Despite their lobbying, car companies did not get a cash-for-clunkers programme or buyer-discount incentives for internal-combustion-engine (ICE) cars. Rather, the government doubled buyer incentives on electric and hybrid cars to between €3,000 and €6,000 depending on the model.

“We couldn’t just set out a traditional stimulus package” chancellor Angela Merkel said in June. “It had to be a package of measures that contained a view to the future. And this is precisely what we have emphasised.”

Berlin-based automotive analyst Matthias Schmidt said that the generous German purchase incentives have caused a surge in both leasing offers and private purchases of battery electric (BEV) and plug-in hybid (PHEV) cars, boosting Germany to the the largest market for clean-energy automobiles in Western Europe.

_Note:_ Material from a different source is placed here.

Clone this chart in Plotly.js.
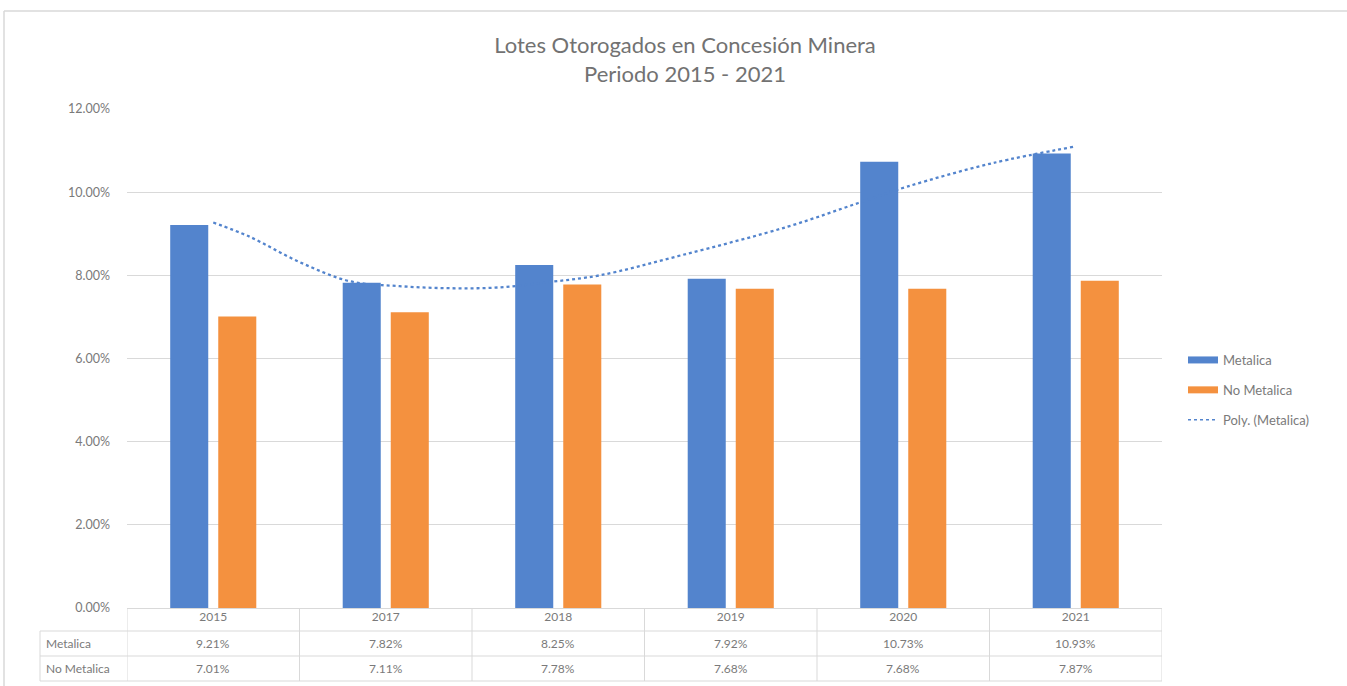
<!DOCTYPE html>
<html>
<head>
<meta charset="utf-8">
<script src="https://cdn.plot.ly/plotly-3.0.1.min.js"></script>
<style>html,body{margin:0;padding:0;background:#fff;}#chart{width:1347px;height:686px;}</style>
</head>
<body>
<div id="chart"></div>
<script>
const years = ["2015", "2017", "2018", "2019", "2020", "2021"];
const metalica = [9.21, 7.82, 8.25, 7.92, 10.73, 10.93];
const noMetalica = [7.01, 7.11, 7.78, 7.68, 7.68, 7.87];
// polynomial trendline (Metalica), x in category index units
const trendX = [0, 0.21, 0.5, 0.79, 1.08, 1.37, 1.66, 1.95, 2.24, 2.72, 3.33, 3.74, 4.02, 4.52, 5.0];
const trendY = [9.27, 8.93, 8.32, 7.86, 7.74, 7.69, 7.71, 7.84, 8.0, 8.49, 9.17, 9.74, 10.13, 10.70, 11.10];
const rowLabels = ["Metalica", "No Metalica"];

const BLUE = "#5384CD", ORANGE = "#F4913F", GRID = "#d9d9d9", TXT = "#7a7a7a";
const FONT = "Lato, 'Open Sans', sans-serif";

const idx = years.map((_, i) => i);
const W = 1347, H = 686;
const L = 127, R = 1162, T = 109, B = 608;
const pw = R - L, ph = B - T;
const py = p => (B - p) / ph;      // pixel y -> paper y
const px = p => (p - L) / pw;      // pixel x -> paper x

const traces = [
  {type: "bar", x: idx, y: metalica, name: "Metalica", marker: {color: BLUE}, showlegend: false, hoverinfo: "y"},
  {type: "bar", x: idx, y: noMetalica, name: "No Metalica", marker: {color: ORANGE}, showlegend: false, hoverinfo: "y"},
  {type: "scatter", mode: "lines", x: trendX, y: trendY, name: "Poly. (Metalica)", line: {color: BLUE, width: 2.3, dash: "dot", shape: "spline"}, showlegend: false, hoverinfo: "skip"},
  // legend entries
  {type: "scatter", mode: "lines", x: [null], y: [null], name: "Metalica", line: {color: BLUE, width: 7}, legendgroup: "a"},
  {type: "scatter", mode: "lines", x: [null], y: [null], name: "No Metalica", line: {color: ORANGE, width: 7}, legendgroup: "b"},
  {type: "scatter", mode: "lines", x: [null], y: [null], name: "Poly. (Metalica)", line: {color: BLUE, width: 1.5, dash: "dot"}, legendgroup: "c"}
];

const shapes = [];
const lineStyle = {color: GRID, width: 1};
const yHead = py(631), yRow1 = py(656), yRow2 = py(681);
// vertical boundaries of table columns
for (let i = 0; i <= years.length; i++) {
  shapes.push({type: "line", xref: "x", yref: "paper", x0: i - 0.5, x1: i - 0.5, y0: 0, y1: yRow2, line: lineStyle});
}
// left border of row labels
shapes.push({type: "line", xref: "paper", yref: "paper", x0: px(40), x1: px(40), y0: yHead, y1: yRow2, line: lineStyle});
// horizontal rows
[yHead, yRow1, yRow2].forEach(y => shapes.push({type: "line", xref: "paper", yref: "paper", x0: px(40), x1: 1, y0: y, y1: y, line: lineStyle}));
// chart area border (top and left edges visible)
shapes.push({type: "line", xref: "paper", yref: "paper", x0: px(4), x1: px(1400), y0: py(11), y1: py(11), line: {color: "#d9d9d9", width: 1.5}});
shapes.push({type: "line", xref: "paper", yref: "paper", x0: px(4), x1: px(4), y0: py(11), y1: py(700), line: {color: "#d9d9d9", width: 1.5}});

const annotations = [];
const rowsY = [py(643.5), py(668.5)];
[metalica, noMetalica].forEach((arr, r) => {
  annotations.push({xref: "paper", yref: "paper", x: px(44), y: rowsY[r], xanchor: "left", yanchor: "middle", text: rowLabels[r], showarrow: false, font: {family: FONT, size: 12, color: TXT}});
  arr.forEach((v, i) => annotations.push({xref: "x", yref: "paper", x: i, y: rowsY[r], xanchor: "center", yanchor: "middle", text: v.toFixed(2) + "%", showarrow: false, font: {family: FONT, size: 12, color: TXT}}));
});

const layout = {
  width: W, height: H,
  margin: {l: L, r: W - R, t: T, b: H - B, pad: 0},
  paper_bgcolor: "#fff", plot_bgcolor: "#fff",
  font: {family: FONT, color: TXT, size: 12},
  title: {
    text: "Lotes Otorogados en Concesión Minera<br>Periodo 2015 - 2021",
    xref: "container", yref: "container", x: 685 / W, y: 1 - 53 / H, xanchor: "center", yanchor: "middle",
    font: {family: FONT, size: 22, color: "#727272"}
  },
  barmode: "group", bargap: 0.443, bargroupgap: 0.208,
  xaxis: {
    type: "linear", range: [-0.5, 5.5], tickvals: idx, ticktext: years,
    showgrid: false, zeroline: false, showline: false, ticks: "", ticklabelstandoff: 0,
    tickfont: {family: FONT, size: 12, color: TXT}, fixedrange: true
  },
  yaxis: {
    range: [0, 12], dtick: 2, tick0: 0, tickformat: ".2f", ticksuffix: "%",
    showgrid: true, gridcolor: GRID, gridwidth: 1, zeroline: true, zerolinecolor: GRID, zerolinewidth: 1,
    showline: false, ticks: "", ticklabelstandoff: 16,
    tickfont: {family: FONT, size: 12.5, color: TXT}, fixedrange: true
  },
  legend: {
    x: px(1183), y: py(390), xanchor: "left", yanchor: "middle",
    font: {family: FONT, size: 13, color: TXT}, tracegroupgap: 10, bgcolor: "rgba(0,0,0,0)"
  },
  shapes: shapes,
  annotations: annotations
};

Plotly.newPlot("chart", traces, layout, {displayModeBar: false, staticPlot: true});
</script>
</body>
</html>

In the first half of this year, a combined 129,765 PHEV and BEV vehicles were registered in Germany, although their combined share of the automotive market still remains low, at 8.5%.

“In terms of BEVs alone, Germany now has a greater year-to-date registrations volume than all five Nordic markets combined — and let’s not forget Norway was the dominant market just 12 months ago,” Schmidt said.

“This is all courtesy of the race to meet European CO2 targets with the helping hand of the German government assisting them on their way and with the added bonus of it staying on track to meet Merkel’s legacy target of seeing 1 million plug-ins on German roads by the end of 2021,” he added.

German EV production has almost tripled in Germany in the first half of 2020 compared to the same six months last year, with over 30,000 plug-in passenger cars manufactured in the country.